• _Stated goal_
Tally up the lines where the string "chart" appears; reply with the number only.

• _Given data_
_ _ _

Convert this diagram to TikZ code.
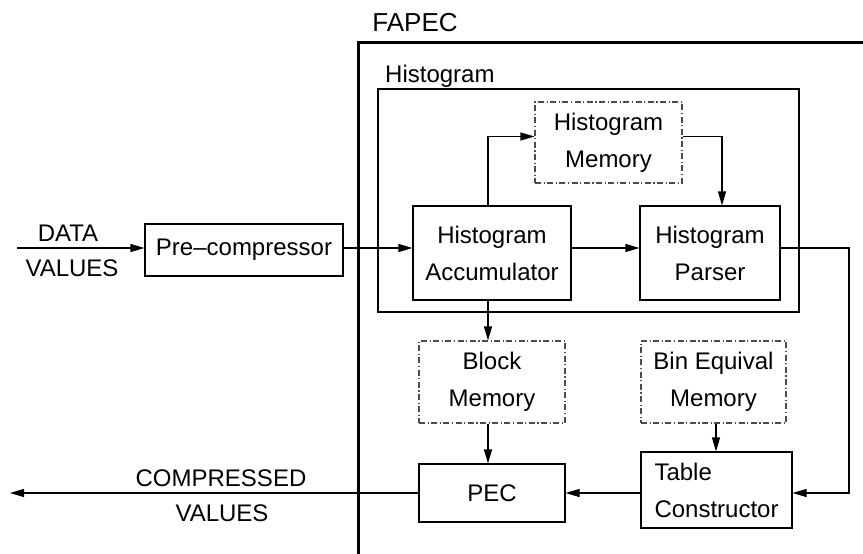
\documentclass[tikz,border=0pt]{standalone}
\usepackage{fontspec}
\setmainfont{Liberation Sans}
\usetikzlibrary{arrows.meta,calc}
\begin{document}
\begin{tikzpicture}[x=1pt,y=-1pt,
  txt/.style={font=\fontsize{24}{37}\selectfont, align=center, inner sep=0pt},
  mem/.style={draw=black!70, line width=1.1pt, dash pattern=on 6pt off 2.5pt on 1.2pt off 2.5pt, txt},
  arr/.style={line width=1.1pt, -{Triangle[length=14pt,width=8pt]}},
  ln/.style={line width=1.1pt}]
\useasboundingbox (0,0) rectangle (863,554);
% frames
\draw[line width=3pt] (358,570) -- (358,42) -- (875,42);
\draw[line width=2pt] (378,89) rectangle (799,312);
\node[txt, font=\fontsize{26}{30}\selectfont] (fapec) at (415,23) {FAPEC};
\node[txt, anchor=west] (histlbl) at (385,76) {Histogram};
% blocks
\node[draw, line width=1.1pt, txt, minimum width=198, minimum height=52] (pre) at (244,250) {Pre--compressor};
\node[draw, line width=1.1pt, txt, minimum width=158, minimum height=94] (acc) at (492,253) {Histogram\\Accumulator};
\node[draw, line width=1.1pt, txt, minimum width=140, minimum height=94] (par) at (710,253) {Histogram\\Parser};
\node[mem, minimum width=147, minimum height=81] (hmem) at (608.5,142.5) {Histogram\\Memory};
\node[mem, minimum width=146, minimum height=82] (bmem) at (492,382) {Block\\Memory};
\node[mem, minimum width=145, minimum height=82] (emem) at (713.5,382) {Bin Equival\\Memory};
\node[draw, line width=1.1pt, txt, minimum width=146, minimum height=58] (pec) at (492,493) {PEC};
\node[draw, line width=1.1pt, txt, align=left, text width=124, minimum width=151, minimum height=76] (tab) at (716.5,490) {Table\\Constructor};
% labels
\node[txt] (din) at (68,233) {DATA};
\node[txt] (vin) at (72,268) {VALUES};
\node[txt] (cout) at (221,478) {COMPRESSED};
\node[txt] (vout) at (222,513) {VALUES};
\coordinate (src) at (17,248);
\coordinate (sink) at (10,493);
\coordinate (fb) at (849,248);
\coordinate (ebot) at ([xshift=2.5pt]emem.south);
% connectors
\draw[arr] (src) -- (src -| pre.west);
\draw[arr] (pre.east |- src) -- (src -| acc.west);
\draw[arr] ([yshift=5pt]acc.east) -- ([yshift=5pt]par.west);
\draw[arr] ([xshift=-4pt]acc.north) |- ([yshift=6pt]hmem.west);
\draw[arr] ([yshift=6pt]hmem.east) -| ([xshift=12pt]par.north);
\draw[arr] ([yshift=5pt]par.east) -- (fb) |- ([yshift=-3pt]tab.east);
\draw[arr] ([xshift=-4pt]acc.south) -- ([xshift=-4pt]bmem.north);
\draw[arr] ([xshift=-4pt]bmem.south) -- ([xshift=-4pt]pec.north);
\draw[arr] (ebot) -- (tab.north -| ebot);
\draw[arr] ([yshift=-3pt]tab.west) -- (pec.east);
\draw[arr] (pec.west) -- (sink);
\end{tikzpicture}
\end{document}
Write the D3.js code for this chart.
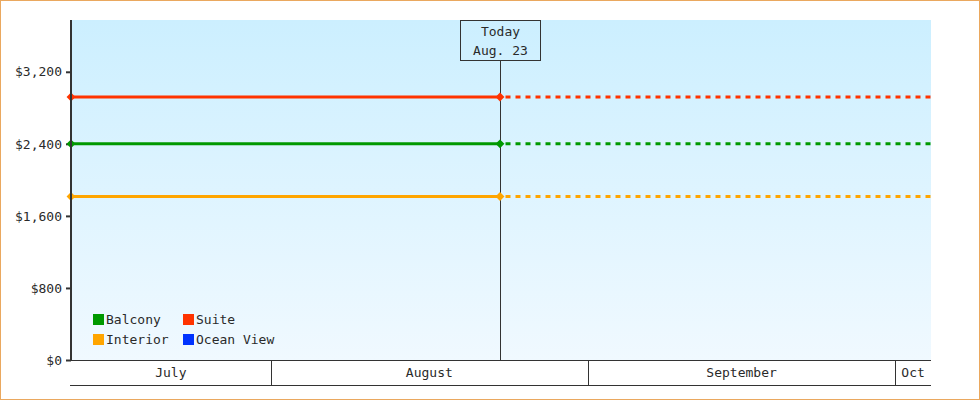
<!DOCTYPE html>
<html>
<head>
<meta charset="utf-8">
<script src="https://cdn.jsdelivr.net/npm/d3@7"></script>
<style>
  html, body { margin: 0; padding: 0; background: #fff; }
  svg text { font-family: "DejaVu Sans Mono", "Liberation Mono", monospace; font-size: 13px; fill: #2a2a2a; }
</style>
</head>
<body>
<div id="container"></div>
<script>
const seriesNames = ["Balcony", "Suite", "Interior", "Ocean View"];
const seriesColors = ["#009900", "#ff3300", "#ffa500", "#0033ff"];
// price per series (flat), null = no data
const seriesPrices = [2400, 2920, 1815, null];
const yTicks = [0, 800, 1600, 2400, 3200];
const monthLabels = ["July", "August", "September", "Oct"];
const monthStarts = ["2023-07-12T12:00", "2023-08-01T00:00", "2023-09-01T00:00", "2023-10-01T00:00"];
const domainEnd = "2023-10-04T12:00";
const today = "2023-08-23T10:00";
const todayLabel = ["Today", "Aug. 23"];

const w = 980, h = 400;
const pLeft = 71, pRight = 931, pTop = 20, pBottom = 360;

const svg = d3.select("#container").append("svg")
  .attr("width", w).attr("height", h);

svg.append("rect")
  .attr("x", 0.5).attr("y", 0.5)
  .attr("width", w - 1).attr("height", h - 1)
  .attr("fill", "#fff").attr("stroke", "#eaa85f");

const defs = svg.append("defs");
const grad = defs.append("linearGradient")
  .attr("id", "bg").attr("x1", 0).attr("y1", 0).attr("x2", 0).attr("y2", 1);
grad.append("stop").attr("offset", "0%").attr("stop-color", "#ccefff");
grad.append("stop").attr("offset", "100%").attr("stop-color", "#f0f9ff");

const parse = (s) => new Date(s);
const xScale = d3.scaleTime()
  .domain([parse(monthStarts[0]), parse(domainEnd)])
  .range([pLeft, pRight]);
const yScale = d3.scaleLinear()
  .domain([0, 3775])
  .range([pBottom, pTop]);

svg.append("rect")
  .attr("x", pLeft).attr("y", pTop)
  .attr("width", pRight - pLeft).attr("height", pBottom - pTop)
  .attr("fill", "url(#bg)");

// y axis
const yAxis = d3.axisLeft(yScale)
  .tickValues(yTicks)
  .tickSize(5)
  .tickPadding(4)
  .tickFormat((d) => "$" + d3.format(",")(d));
const yg = svg.append("g")
  .attr("transform", "translate(" + pLeft + ",0)")
  .call(yAxis);
yg.select(".domain").remove();
yg.selectAll(".tick line").attr("stroke", "#333").attr("stroke-width", 2);
yg.selectAll(".tick text").style("font-family", "DejaVu Sans Mono").style("font-size", "13px").attr("fill", "#2a2a2a");

// x axis band
const edges = monthStarts.map(parse).concat([parse(domainEnd)]);
svg.append("line")
  .attr("x1", pLeft - 1).attr("x2", pRight).attr("y1", pBottom + 0.5).attr("y2", pBottom + 0.5)
  .attr("stroke", "#333");
svg.append("line")
  .attr("x1", pLeft - 1).attr("x2", pRight).attr("y1", pBottom + 25.5).attr("y2", pBottom + 25.5)
  .attr("stroke", "#333");
svg.selectAll(".mdiv")
  .data(edges.slice(1, -1))
  .enter().append("line")
  .attr("class", "mdiv")
  .attr("x1", (d) => Math.round(xScale(d)) + 0.5)
  .attr("x2", (d) => Math.round(xScale(d)) + 0.5)
  .attr("y1", pBottom).attr("y2", pBottom + 25)
  .attr("stroke", "#333");
svg.selectAll(".mlbl")
  .data(monthLabels)
  .enter().append("text")
  .attr("class", "mlbl")
  .attr("x", (d, i) => (xScale(edges[i]) + xScale(edges[i + 1])) / 2)
  .attr("y", pBottom + 17)
  .attr("text-anchor", "middle")
  .text((d) => d);

// today marker
const tx = Math.round(xScale(parse(today))) + 0.5;
svg.append("line")
  .attr("x1", tx).attr("x2", tx)
  .attr("y1", pTop + 40).attr("y2", pBottom)
  .attr("stroke", "#333");
svg.append("rect")
  .attr("x", tx - 40).attr("y", pTop + 0.5)
  .attr("width", 80).attr("height", 40)
  .attr("fill", "none").attr("stroke", "#333");
svg.selectAll(".tlbl")
  .data(todayLabel)
  .enter().append("text")
  .attr("class", "tlbl")
  .attr("x", tx)
  .attr("y", (d, i) => pTop + 16 + i * 19)
  .attr("text-anchor", "middle")
  .text((d) => d);

// series
const diamond = d3.symbol().type(d3.symbolDiamond2).size(50);
seriesNames.forEach((name, i) => {
  const v = seriesPrices[i];
  if (v == null) return;
  const y = yScale(v);
  const g = svg.append("g");
  g.append("line")
    .attr("x1", xScale(parse(monthStarts[0]))).attr("x2", tx)
    .attr("y1", y).attr("y2", y)
    .attr("stroke", seriesColors[i]).attr("stroke-width", 3);
  g.append("line")
    .attr("x1", tx + 5).attr("x2", xScale(parse(domainEnd)))
    .attr("y1", y).attr("y2", y)
    .attr("stroke", seriesColors[i]).attr("stroke-width", 3)
    .attr("stroke-dasharray", "5,5");
  g.selectAll("path")
    .data([parse(monthStarts[0]), parse(today)])
    .enter().append("path")
    .attr("d", diamond)
    .attr("transform", (d) => "translate(" + Math.round(xScale(d)) + "," + y + ")")
    .attr("fill", seriesColors[i]);
});

// y axis line
svg.append("line")
  .attr("x1", pLeft).attr("x2", pLeft)
  .attr("y1", pTop).attr("y2", pBottom + 1)
  .attr("stroke", "#333").attr("stroke-width", 2);

// legend
const legend = svg.append("g").attr("transform", "translate(93,314)");
const items = legend.selectAll("g")
  .data(seriesNames)
  .enter().append("g")
  .attr("transform", (d, i) => "translate(" + (i % 2) * 90 + "," + Math.floor(i / 2) * 20 + ")");
items.append("rect")
  .attr("width", 11).attr("height", 11)
  .attr("fill", (d, i) => seriesColors[i]);
items.append("text")
  .attr("x", 13).attr("y", 10)
  .text((d) => d);
</script>
</body>
</html>
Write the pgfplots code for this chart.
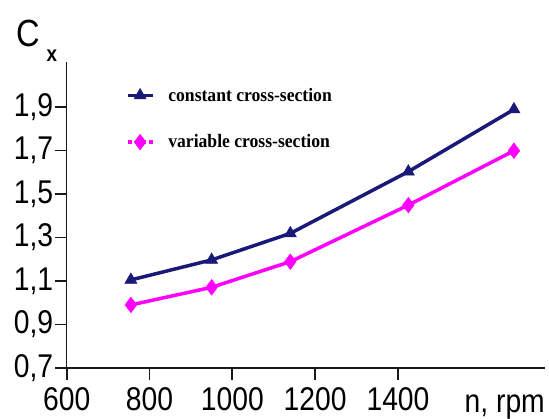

_ _ _

• _Task answer_
2